Some communications systems require RF transmitters of wireless communications devices to be capable of controlling RF output power over a wide dynamic range. For example, the 3rd Generation Partnership Project (3GPP) TS 25.101 specification, which standardizes the transmission and reception requirements of user equipment (UE) in Universal Mobile Telecommunications System (UMTS) cellular networks, requires RF transmitters of UE to be capable of controlling RF output power over a range of −50 dBm to +24 dBm (where 1 dBm corresponds to a 1 milliwatt reference). Controlling RF output power over such a wide dynamic range presents a difficult challenge. In a polar transmitter, controlling RF output power is especially difficult at the lower end of the RF output power range. At low RF output powers, when the magnitude of the amplitude-modulated power supply signal Vs(t) is low, leakage (i.e., feed-through) of the phase-modulated RF carrier signal from the RF input of the PA 112, through an input-output parasitic capacitance, to the RF output of the PA 112 occurs. The leaked signal has the effect of degrading the signal-to-noise ratio (SNR) at the RF output of the PA 112. The degraded SNR makes it difficult to comply with noise level restrictions set by standards, e.g., such as those set forth in Section 6 of the 3GPP TS 25.101 specification.

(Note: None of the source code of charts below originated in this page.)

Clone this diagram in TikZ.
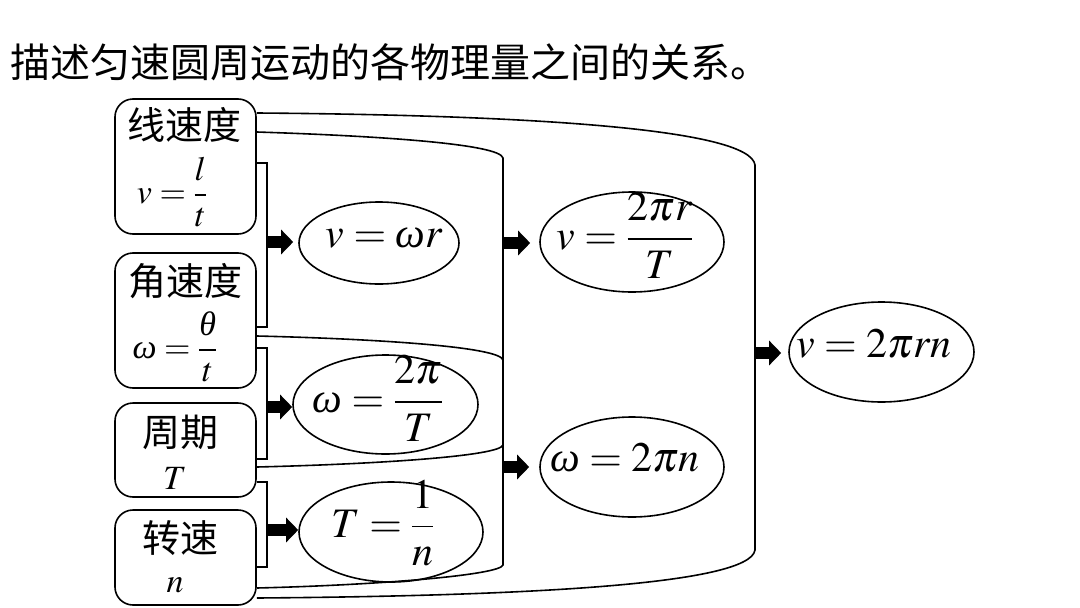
\documentclass[tikz,border=0pt]{standalone}
\usepackage{amsmath}
\usepackage{mathptmx}
\usepackage[no-math]{fontspec}
\setmainfont{Liberation Serif}
\newfontfamily\cjk{Noto Sans CJK SC}
\newcommand{\itom}{\mathord{\text{\itshape ω}}}
\newcommand{\itth}{\mathord{\text{\itshape θ}}}
\usetikzlibrary{shapes.geometric,arrows.meta}
\tikzset{
  ln/.style={line width=1.6pt},
  qbox/.style={draw, line width=1.6pt, rounded corners=18pt, minimum width=141pt, inner sep=0pt},
  ell/.style={draw, ellipse, line width=1.6pt, inner sep=0pt},
  fat/.style={line width=12pt, -{Triangle[length=12pt,width=24pt]}},
  zh/.style={font=\cjk\fontsize{38}{40}\selectfont, inner sep=0pt},
  bf/.style={font=\fontsize{34}{40}\selectfont, inner sep=0pt},
  ef/.style={font=\fontsize{42}{50}\selectfont, inner sep=0pt},
}
\begin{document}
\begin{tikzpicture}[x=1pt,y=-1pt]
\useasboundingbox (0,0) rectangle (1080,608);
\node[inner sep=0pt, font=\cjk\fontsize{40}{44}\selectfont, anchor=west] (title) at (10,62) {描述匀速圆周运动的各物理量之间的关系。};

% boxes
\node[qbox, minimum height=135pt] (b1) at (185.5,166.5) {};
\node[qbox, minimum height=135pt] (b2) at (185.5,320.5) {};
\node[qbox, minimum height=94pt] (b3) at (185.5,450) {};
\node[qbox, minimum height=95pt] (b4) at (185.5,557.5) {};

\node[zh] (t1) at (184,125) {线速度};
\node[bf] (m1) at (172,192) {$v=\dfrac{l}{t}$};
\node[zh] (t2) at (185,281) {角速度};
\node[bf] (m2) at (175,347) {$\itom=\dfrac{\itth}{t}$};
\node[zh] (t3) at (180,432) {周期};
\node[bf] (m3) at (175,478) {$T$};
\node[zh] (t4) at (180,538) {转速};
\node[bf] (m4) at (175,585) {$n$};

% ellipses
\node[ell, minimum width=160pt, minimum height=82pt] (e1) at (379,243) {};
\node[ef] (f1) at (384,238) {$v=\itom r$};
\node[ell, minimum width=185pt, minimum height=99pt] (e2) at (385.5,404.5) {};
\node[ef] (f2) at (378,398.5) {$\itom=\dfrac{2\pi}{T}$};
\node[ell, minimum width=184pt, minimum height=100pt] (e3) at (391,532) {};
\node[ef] (f3) at (383,523.5) {$T=\dfrac{1}{n}$};
\node[ell, minimum width=184pt, minimum height=100pt] (e4) at (632,242) {};
\node[ef] (f4) at (625,235.5) {$v=\dfrac{2\pi r}{T}$};
\node[ell, minimum width=184pt, minimum height=100pt] (e5) at (632,467) {};
\node[ef] (f5) at (625,458) {$\itom=2\pi n$};
\node[ell, minimum width=185pt, minimum height=100pt] (e6) at (881.5,352) {};
\node[ef] (f6) at (874,343.5) {$v=2\pi rn$};

% small brackets
\coordinate (k1) at (267,242);
\coordinate (k2) at (267,407);
\coordinate (k3) at (267,530);
\draw[ln] (b1.east |- 0,163) -- (267,163) -- (267,327) -- (b2.east |- 0,327);
\draw[ln] (b2.east |- 0,348) -- (267,348) -- (267,459) -- (b3.east |- 0,459);
\draw[ln] (b3.east |- 0,482) -- (267,482) -- (267,567) -- (b4.east |- 0,567);
\draw[fat, shorten >=5pt] (k1) -- (k1 -| e1.west);
\draw[fat] (k2) -- (k2 -| e2.west);
\draw[fat] (k3) -- (k3 -| e3.west);

% curved brackets
\draw[ln] (b1.east |- 0,132) .. controls (380,136) and (500,144) .. (503,158)
  -- (503,445) .. controls (500,456) and (380,464) .. (b3.east |- 0,467);
\draw[ln] (b2.east |- 0,336) .. controls (380,339) and (500,347) .. (503,360)
  -- (503,565) .. controls (500,575) and (380,585) .. (b4.east |- 0,588);
\draw[ln] (b1.east |- 0,113) .. controls (520,115) and (750,128) .. (755,165)
  -- (755,550) .. controls (750,585) and (520,596) .. (b4.east |- 0,598);

\coordinate (kA) at (503,243);
\coordinate (kB) at (503,467);
\coordinate (kC) at (755,353);
\draw[fat, shorten >=9pt] (kA) -- (kA -| e4.west);
\draw[fat, shorten >=10pt] (kB) -- (kB -| e5.west);
\draw[fat, shorten >=7pt] (kC) -- (kC -| e6.west);
\end{tikzpicture}
\end{document}
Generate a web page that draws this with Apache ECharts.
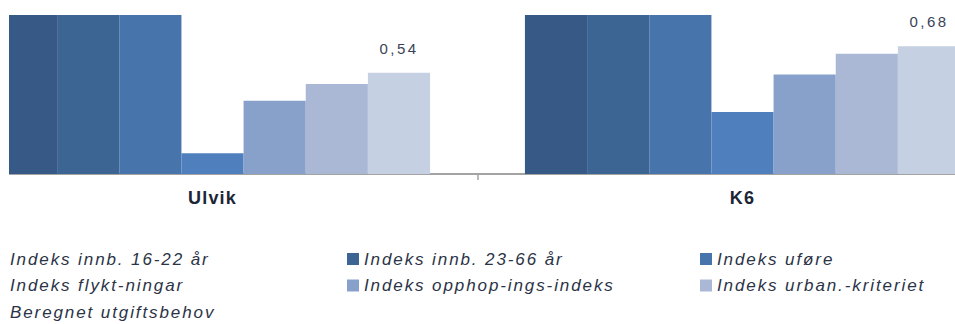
<!DOCTYPE html>
<html>
<head>
<meta charset="utf-8">
<script src="https://cdn.jsdelivr.net/npm/echarts@6/dist/echarts.min.js"></script>
<style>
  html, body { margin: 0; padding: 0; background: #fff; width: 955px; height: 324px; overflow: hidden; }
  #frame { position: absolute; left: 9px; top: 0; width: 946px; height: 324px; overflow: hidden; }
  #chart { position: absolute; left: -69px; top: 0; width: 1100px; height: 324px; }
  /* wide, airy type spacing */
  #chart svg text[style*="italic"] { letter-spacing: 1.9px; }
  #chart svg text[style*="bold"] { letter-spacing: 1.2px; }
  #chart svg text[style*="15px"] { letter-spacing: 2.5px; }
</style>
</head>
<body>
<div id="frame"><div id="chart"></div></div>
<script>
// Categories
const categories = ['Ulvik', 'K6'];

// Series names
const seriesNames = [
  'Indeks innb. 16-22 år',
  'Indeks innb. 23-66 år',
  'Indeks uføre',
  'Indeks flykt-ningar',
  'Indeks opphop-ings-indeks',
  'Indeks urban.-kriteriet',
  'Beregnet utgiftsbehov'
];

// Values per series (Ulvik, K6)
const innb1622 = [1.04, 1.01];
const innb2366 = [1.00, 1.00];
const ufore = [1.10, 1.02];
const flyktningar = [0.11, 0.33];
const opphoping = [0.39, 0.53];
const urban = [0.48, 0.64];
const utgiftsbehov = [0.54, 0.68];

const seriesValues = [innb1622, innb2366, ufore, flyktningar, opphoping, urban, utgiftsbehov];
const seriesColors = ['#365985', '#3d6594', '#4774ab', '#4f80bd', '#87a1cb', '#aab8d6', '#c5d0e2'];

const chart = echarts.init(document.getElementById('chart'), null, { renderer: 'svg' });

const legendBase = {
  orient: 'vertical',
  top: 250.5,
  bottom: 0,
  padding: 0,
  itemGap: 9.5,
  itemWidth: 12,
  itemHeight: 12,
  icon: 'rect',
  selectedMode: false,
  textStyle: {
    fontFamily: 'Liberation Sans',
    fontStyle: 'italic',
    fontSize: 17,
    color: '#2b3346'
  }
};

const series = seriesNames.map((name, i) => ({
  name: name,
  type: 'bar',
  data: seriesValues[i],
  barGap: '0%',
  barCategoryGap: '17.9%',
  itemStyle: { color: seriesColors[i] },
  label: i === seriesNames.length - 1 ? {
    show: true,
    position: 'top',
    distance: 17,
    fontFamily: 'Liberation Sans',
    fontSize: 15,
    color: '#3a4456',
    formatter: p => p.value.toFixed(2).replace('.', ',')
  } : { show: false }
}));

chart.setOption({
  animation: false,
  backgroundColor: '#fff',
  grid: { left: 7.5, width: 1060, top: 15, bottom: 150 },
  legend: [
    Object.assign({}, legendBase, { left: 53, data: [seriesNames[0], seriesNames[3], seriesNames[6]] }),
    Object.assign({}, legendBase, { left: 407, data: [seriesNames[1], seriesNames[4]] }),
    Object.assign({}, legendBase, { left: 760, data: [seriesNames[2], seriesNames[5]] })
  ],
  xAxis: {
    type: 'category',
    data: categories,
    axisLine: { show: true, lineStyle: { color: '#a3a3a3', width: 2 } },
    axisTick: { show: true, alignWithLabel: false, length: 6, lineStyle: { color: '#a3a3a3', width: 1.5 } },
    axisLabel: {
      fontFamily: 'Liberation Sans',
      fontWeight: 'bold',
      fontSize: 18,
      color: '#1c2536',
      margin: 15
    }
  },
  yAxis: { type: 'value', min: 0, max: 0.847, show: false },
  series: series
});
</script>
</body>
</html>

To overcome this problem and extend the effective power control range to lower RF output powers, the PA 112 of the polar transmitter 100 can be configured to operate in what is referred to in the art as “product mode” (or “multiplicative mode”) during times the polar transmitter 100 is to transmit below some predetermined RF output power (e.g., less than 0 dBm), and in compressed mode at higher RF output powers. Such an approach is described in U.S. Pat. No. 7,010,276 to Sander et al. In product mode the PA 112 operates in its deep triode region, where the RF output power of the PA 112 is determined by the product of the magnitude of the amplitude-modulated power supply signal Vs(t) and the magnitude of the phase-modulated RF carrier signal, rather than just by the magnitude of the amplitude-modulated power supply signal Vs(t), as in compressed mode. RF output power is controlled in product mode by manipulating the amplitude of the RF input drive to the PA 112 (i.e., the amplitude of the phase-modulated RF carrier signal) while the magnitude of the amplitude-modulated power supply signal Vs(t) is held at a fixed value. This allows the RF output power to be controlled without having to reduce the magnitude of the amplitude-modulated power supply signal Vs(t) to a level that would result in SNR degradation at the RF output of the PA 112.
In addition to requiring a wide dynamic range in RF output power control, wireless communications standards also often require an RF transmitter to control its RF output power in certain well-defined steps. For example, the 3GPP TS 25.101 specification requires RF transmitters of UE to be capable of incrementing and decrementing RF output power in discrete power steps of 1, 2 and 3 dB, in response to transmit power control (TPC) commands received from UMTS base stations. The specification further requires that the RF output power, following each power step, comply with certain power-step-size-dependent power control ranges (i.e., tolerances), as shown in the table in FIG. 2. For example, a TPC command of +1 requires that the RF output power of an RF transmitter following a power step size of +1 dB to be within +/− 0.5 dB of the target RF output power.
Designing a polar transmitter that is capable of complying with a +/− 0.5 dB power control range following a 1 dB power step size presents a difficult challenge, particularly when the power step involves a mode switch between compressed and product modes. Ideally, and as illustrated in FIG. 3A, the actual RF output power of the polar transmitter, when plotted against a range of commanded RF output powers, is continuous over the full dynamic range of RF output powers the polar transmitter can be commanded to operate, including the mode transition region between product and compressed modes. However, in real applications the RF output power curves for the product and compressed modes behave differently depending on temperature. As shown in FIG. 3B, at some temperatures a time-varying power discontinuity (i.e., power gap) occurs between the compressed and product mode RF output power curves. For some temperatures the power discontinuity is wide enough that the +/− 0.5 dB power control range following a 1 dB step in RF output power specified in the UMTS standard cannot be complied with.
Previous attempts to account for the temperature-dependent power discontinuity between compressed and product modes rely on a power detector configured between the RF output of the PA 112 and the baseband processor 102. The power detector is configured to measure the RF output power during times when a power change command involves a mode switch from product mode to compressed mode or vice versa. The measured RF output power is fed back to the baseband processor 102, which compares the measured RF output power to an expected RF output power to determine the difference (i.e., error) between the two. Based on the error, the baseband processor then adjusts power control settings to the polar transmitter's PA 112 to compensate for misalignment of the product and compressed mode power curves.
Reliance on a power detector and feedback to account for the temperature-dependent power discontinuity between compressed and product modes presents a number of drawbacks. First, the power detector and other supporting circuitry increase the hardware complexity of the polar transmitter 100. Second, utilizing the power detector renders the polar transmitter 100 a closed-loop system, requiring a fast response time, particularly during times when a power step involves a mode switch and correction for misalignment of the product and compressed mode power curves. The fast response time results in higher system clock rates, which not only increases the complexity of the baseband processor 102 but also undesirably results in higher energy consumption. Third, accurate compensation for misalignment of the product and compressed mode power curves require that the power detector be capable of detecting RF output powers to within a fraction of a dB over a wide dynamic range of RF output powers. Unfortunately, a power detector having these capabilities is difficult to design, even with the aid of factory calibration.
Considering the drawbacks and limitations of previous attempts at controlling RF output power in polar transmitters, it would be desirable to have methods and apparatus for controlling RF output power in polar transmitters over a wide dynamic range with the power control accuracy demanded by modern wireless communication standards.